Directions: Give again only the lines running from the one with "Reproduce this chart" through the one with "addresses, y = P(X > x)", inclusive. Omit every picture.
.....
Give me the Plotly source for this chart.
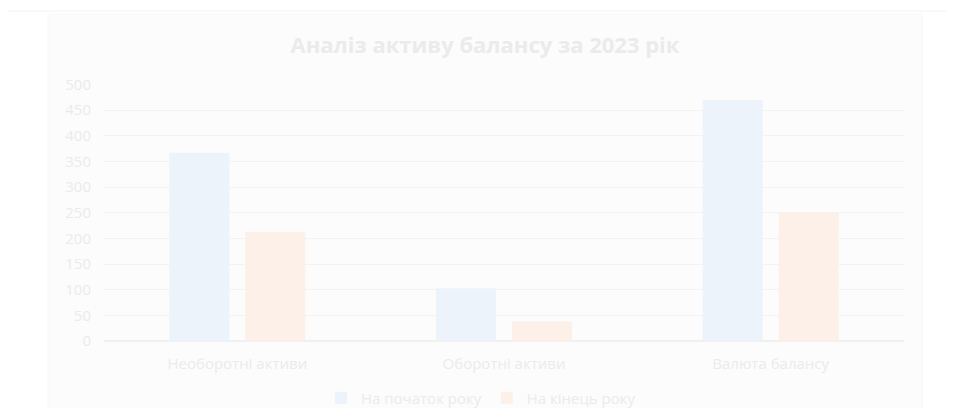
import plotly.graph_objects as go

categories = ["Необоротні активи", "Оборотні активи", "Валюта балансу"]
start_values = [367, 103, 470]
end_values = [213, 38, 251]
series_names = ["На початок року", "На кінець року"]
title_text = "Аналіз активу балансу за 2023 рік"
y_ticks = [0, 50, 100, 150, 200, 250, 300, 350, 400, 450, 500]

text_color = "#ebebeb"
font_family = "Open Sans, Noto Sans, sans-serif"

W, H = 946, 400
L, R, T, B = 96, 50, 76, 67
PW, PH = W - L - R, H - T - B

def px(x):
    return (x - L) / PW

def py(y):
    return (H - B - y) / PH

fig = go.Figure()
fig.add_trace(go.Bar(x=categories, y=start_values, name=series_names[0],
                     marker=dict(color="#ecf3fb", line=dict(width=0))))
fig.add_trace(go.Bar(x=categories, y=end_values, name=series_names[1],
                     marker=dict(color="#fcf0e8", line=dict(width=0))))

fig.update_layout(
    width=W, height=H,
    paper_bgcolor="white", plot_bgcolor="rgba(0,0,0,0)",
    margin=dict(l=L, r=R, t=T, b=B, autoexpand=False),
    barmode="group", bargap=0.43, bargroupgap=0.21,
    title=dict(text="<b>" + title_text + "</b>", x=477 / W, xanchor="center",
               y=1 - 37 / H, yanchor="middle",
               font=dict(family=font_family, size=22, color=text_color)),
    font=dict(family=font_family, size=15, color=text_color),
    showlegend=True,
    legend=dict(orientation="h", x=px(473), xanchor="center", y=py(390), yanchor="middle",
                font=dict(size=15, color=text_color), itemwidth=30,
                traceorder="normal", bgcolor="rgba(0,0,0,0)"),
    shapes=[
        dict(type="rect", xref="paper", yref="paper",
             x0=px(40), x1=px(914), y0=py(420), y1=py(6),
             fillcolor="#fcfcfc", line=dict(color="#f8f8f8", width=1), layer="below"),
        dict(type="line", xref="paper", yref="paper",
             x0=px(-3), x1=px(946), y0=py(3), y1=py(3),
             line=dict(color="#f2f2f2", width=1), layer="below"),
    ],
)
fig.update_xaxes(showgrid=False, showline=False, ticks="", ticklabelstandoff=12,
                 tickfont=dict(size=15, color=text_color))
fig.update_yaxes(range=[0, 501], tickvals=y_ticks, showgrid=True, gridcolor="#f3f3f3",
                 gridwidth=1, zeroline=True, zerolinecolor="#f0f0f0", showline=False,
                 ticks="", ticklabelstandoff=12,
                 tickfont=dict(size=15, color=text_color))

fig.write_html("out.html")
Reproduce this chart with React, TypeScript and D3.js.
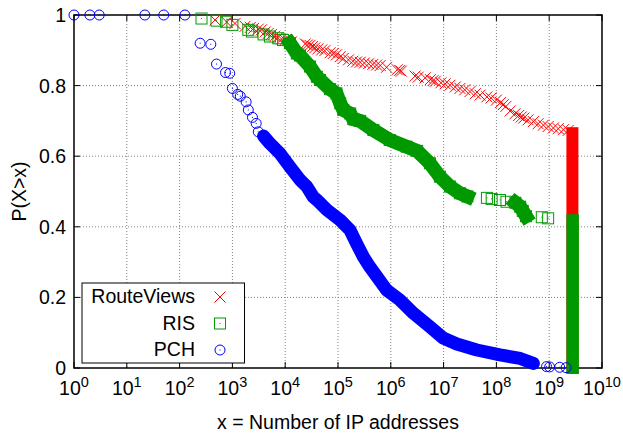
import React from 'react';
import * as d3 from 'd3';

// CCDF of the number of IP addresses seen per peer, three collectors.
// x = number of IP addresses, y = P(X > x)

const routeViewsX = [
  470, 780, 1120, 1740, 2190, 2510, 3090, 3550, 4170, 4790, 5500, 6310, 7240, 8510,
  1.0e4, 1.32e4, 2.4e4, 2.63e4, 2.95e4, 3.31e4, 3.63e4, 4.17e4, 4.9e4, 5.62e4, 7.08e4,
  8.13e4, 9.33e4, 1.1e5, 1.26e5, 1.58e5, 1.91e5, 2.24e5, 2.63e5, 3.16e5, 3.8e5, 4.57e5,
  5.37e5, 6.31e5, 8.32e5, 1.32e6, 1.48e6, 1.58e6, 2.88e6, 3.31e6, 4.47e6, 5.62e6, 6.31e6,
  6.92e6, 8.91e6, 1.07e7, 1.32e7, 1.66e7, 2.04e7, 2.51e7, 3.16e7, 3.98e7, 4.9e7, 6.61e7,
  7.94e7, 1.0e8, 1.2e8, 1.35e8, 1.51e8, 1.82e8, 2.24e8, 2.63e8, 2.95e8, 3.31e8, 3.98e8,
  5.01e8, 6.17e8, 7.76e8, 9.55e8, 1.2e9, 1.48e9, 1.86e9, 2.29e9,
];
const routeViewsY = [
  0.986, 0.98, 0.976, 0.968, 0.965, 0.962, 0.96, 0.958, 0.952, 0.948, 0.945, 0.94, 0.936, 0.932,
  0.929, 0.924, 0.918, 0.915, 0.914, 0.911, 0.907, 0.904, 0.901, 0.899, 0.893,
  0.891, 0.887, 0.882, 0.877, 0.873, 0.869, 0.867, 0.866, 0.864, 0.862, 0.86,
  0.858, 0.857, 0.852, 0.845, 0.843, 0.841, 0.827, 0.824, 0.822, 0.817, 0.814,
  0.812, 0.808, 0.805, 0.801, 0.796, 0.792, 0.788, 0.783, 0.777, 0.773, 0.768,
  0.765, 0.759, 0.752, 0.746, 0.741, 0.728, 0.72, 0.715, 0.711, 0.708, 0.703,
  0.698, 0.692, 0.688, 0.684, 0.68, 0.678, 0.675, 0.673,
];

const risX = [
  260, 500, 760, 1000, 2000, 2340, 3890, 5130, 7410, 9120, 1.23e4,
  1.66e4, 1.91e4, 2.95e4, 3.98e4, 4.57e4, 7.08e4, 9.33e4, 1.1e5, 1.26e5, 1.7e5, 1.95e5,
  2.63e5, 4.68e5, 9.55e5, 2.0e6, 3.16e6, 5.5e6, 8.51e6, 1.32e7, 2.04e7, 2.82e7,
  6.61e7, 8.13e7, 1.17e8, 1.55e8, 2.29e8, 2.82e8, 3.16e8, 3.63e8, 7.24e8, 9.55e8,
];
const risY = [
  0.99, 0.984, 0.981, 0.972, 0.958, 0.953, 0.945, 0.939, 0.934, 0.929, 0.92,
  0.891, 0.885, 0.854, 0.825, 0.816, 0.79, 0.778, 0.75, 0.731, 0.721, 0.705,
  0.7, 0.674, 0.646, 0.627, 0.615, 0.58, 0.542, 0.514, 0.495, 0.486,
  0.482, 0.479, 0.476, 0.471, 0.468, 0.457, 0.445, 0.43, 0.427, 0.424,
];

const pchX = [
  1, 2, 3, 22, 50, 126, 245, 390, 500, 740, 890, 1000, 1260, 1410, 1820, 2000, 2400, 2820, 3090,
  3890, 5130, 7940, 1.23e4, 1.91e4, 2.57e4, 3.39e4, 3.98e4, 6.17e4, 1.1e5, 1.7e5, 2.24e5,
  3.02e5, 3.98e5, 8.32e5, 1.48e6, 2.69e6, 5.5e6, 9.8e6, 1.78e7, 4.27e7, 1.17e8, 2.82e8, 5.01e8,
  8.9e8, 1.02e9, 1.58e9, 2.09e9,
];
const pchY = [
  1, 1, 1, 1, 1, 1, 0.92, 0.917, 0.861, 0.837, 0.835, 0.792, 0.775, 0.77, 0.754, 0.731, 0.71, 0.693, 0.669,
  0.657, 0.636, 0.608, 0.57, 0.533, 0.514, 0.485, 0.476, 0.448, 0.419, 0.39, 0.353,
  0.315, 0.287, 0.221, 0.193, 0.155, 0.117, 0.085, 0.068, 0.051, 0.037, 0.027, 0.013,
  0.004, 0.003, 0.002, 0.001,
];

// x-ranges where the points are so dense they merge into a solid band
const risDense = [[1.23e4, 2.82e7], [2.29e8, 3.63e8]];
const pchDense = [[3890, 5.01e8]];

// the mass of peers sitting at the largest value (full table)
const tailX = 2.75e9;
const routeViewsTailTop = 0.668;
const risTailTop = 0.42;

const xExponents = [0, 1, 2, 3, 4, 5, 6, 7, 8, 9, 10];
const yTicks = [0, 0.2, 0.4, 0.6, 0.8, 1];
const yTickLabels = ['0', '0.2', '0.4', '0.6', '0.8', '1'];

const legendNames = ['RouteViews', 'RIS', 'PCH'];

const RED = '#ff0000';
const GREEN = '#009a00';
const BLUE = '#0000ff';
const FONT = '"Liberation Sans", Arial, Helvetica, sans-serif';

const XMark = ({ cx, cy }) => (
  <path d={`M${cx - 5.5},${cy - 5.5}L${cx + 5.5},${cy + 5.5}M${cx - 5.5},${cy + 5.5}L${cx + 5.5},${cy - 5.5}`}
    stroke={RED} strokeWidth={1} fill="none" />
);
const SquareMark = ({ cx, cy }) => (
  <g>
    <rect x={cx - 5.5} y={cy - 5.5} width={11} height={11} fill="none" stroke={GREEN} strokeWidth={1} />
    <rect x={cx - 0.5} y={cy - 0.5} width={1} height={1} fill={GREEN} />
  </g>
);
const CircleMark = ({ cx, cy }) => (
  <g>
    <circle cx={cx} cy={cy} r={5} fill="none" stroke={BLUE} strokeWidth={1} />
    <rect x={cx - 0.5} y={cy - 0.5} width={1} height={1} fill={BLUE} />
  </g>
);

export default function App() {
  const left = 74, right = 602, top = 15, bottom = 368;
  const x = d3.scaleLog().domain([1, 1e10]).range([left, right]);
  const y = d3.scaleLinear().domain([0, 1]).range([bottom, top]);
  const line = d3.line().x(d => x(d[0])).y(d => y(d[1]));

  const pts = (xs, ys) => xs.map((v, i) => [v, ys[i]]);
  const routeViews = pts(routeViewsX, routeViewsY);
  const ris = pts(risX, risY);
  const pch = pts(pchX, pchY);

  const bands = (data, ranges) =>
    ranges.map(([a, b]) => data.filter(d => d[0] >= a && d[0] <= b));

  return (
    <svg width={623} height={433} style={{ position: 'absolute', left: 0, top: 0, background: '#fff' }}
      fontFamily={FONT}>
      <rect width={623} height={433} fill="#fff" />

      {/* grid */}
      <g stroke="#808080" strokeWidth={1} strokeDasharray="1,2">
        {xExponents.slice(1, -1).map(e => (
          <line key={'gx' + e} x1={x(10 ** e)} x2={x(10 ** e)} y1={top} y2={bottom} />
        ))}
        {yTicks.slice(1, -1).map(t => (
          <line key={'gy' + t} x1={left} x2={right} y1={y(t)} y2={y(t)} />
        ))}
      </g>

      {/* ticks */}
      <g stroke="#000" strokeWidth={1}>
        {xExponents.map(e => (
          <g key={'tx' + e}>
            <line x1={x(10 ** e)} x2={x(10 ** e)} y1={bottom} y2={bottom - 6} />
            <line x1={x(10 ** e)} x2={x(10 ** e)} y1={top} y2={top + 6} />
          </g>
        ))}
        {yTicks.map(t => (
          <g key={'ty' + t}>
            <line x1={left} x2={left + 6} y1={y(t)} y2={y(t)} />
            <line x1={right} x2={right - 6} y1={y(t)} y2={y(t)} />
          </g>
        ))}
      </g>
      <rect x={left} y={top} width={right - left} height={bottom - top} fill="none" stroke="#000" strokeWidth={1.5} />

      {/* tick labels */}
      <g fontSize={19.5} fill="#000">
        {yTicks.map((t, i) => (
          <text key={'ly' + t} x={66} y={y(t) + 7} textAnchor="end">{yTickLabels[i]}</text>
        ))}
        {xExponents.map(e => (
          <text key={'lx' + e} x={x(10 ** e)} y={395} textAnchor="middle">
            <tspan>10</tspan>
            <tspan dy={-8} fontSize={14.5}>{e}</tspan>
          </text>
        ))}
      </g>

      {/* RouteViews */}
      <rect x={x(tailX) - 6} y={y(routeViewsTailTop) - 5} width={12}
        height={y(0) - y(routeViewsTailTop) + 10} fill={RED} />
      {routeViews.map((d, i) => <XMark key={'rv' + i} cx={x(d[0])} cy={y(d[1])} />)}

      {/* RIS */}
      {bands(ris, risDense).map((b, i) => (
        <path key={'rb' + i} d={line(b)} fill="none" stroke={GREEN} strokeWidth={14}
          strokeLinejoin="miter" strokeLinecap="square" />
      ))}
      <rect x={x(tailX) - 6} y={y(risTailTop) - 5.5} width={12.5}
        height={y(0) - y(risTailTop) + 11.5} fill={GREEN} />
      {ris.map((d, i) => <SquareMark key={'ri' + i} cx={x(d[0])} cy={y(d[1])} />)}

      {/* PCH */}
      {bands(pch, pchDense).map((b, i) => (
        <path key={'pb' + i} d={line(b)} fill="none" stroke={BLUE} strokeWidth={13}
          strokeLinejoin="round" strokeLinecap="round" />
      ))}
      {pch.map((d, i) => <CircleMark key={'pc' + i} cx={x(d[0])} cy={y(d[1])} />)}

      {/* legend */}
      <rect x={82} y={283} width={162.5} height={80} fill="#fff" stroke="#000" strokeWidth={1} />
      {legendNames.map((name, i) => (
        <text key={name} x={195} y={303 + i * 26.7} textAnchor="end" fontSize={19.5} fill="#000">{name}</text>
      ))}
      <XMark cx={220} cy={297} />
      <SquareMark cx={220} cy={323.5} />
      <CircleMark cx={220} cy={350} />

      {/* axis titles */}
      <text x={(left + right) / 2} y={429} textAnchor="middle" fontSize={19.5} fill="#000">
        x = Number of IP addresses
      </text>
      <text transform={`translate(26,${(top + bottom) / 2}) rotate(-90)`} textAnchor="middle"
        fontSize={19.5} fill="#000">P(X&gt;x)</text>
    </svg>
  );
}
.....
Written answer:
Reproduce this chart with React, TypeScript and D3.js.
import React from 'react';
import * as d3 from 'd3';

// CCDF of the number of IP addresses seen per peer, three collectors.
// x = number of IP addresses, y = P(X > x)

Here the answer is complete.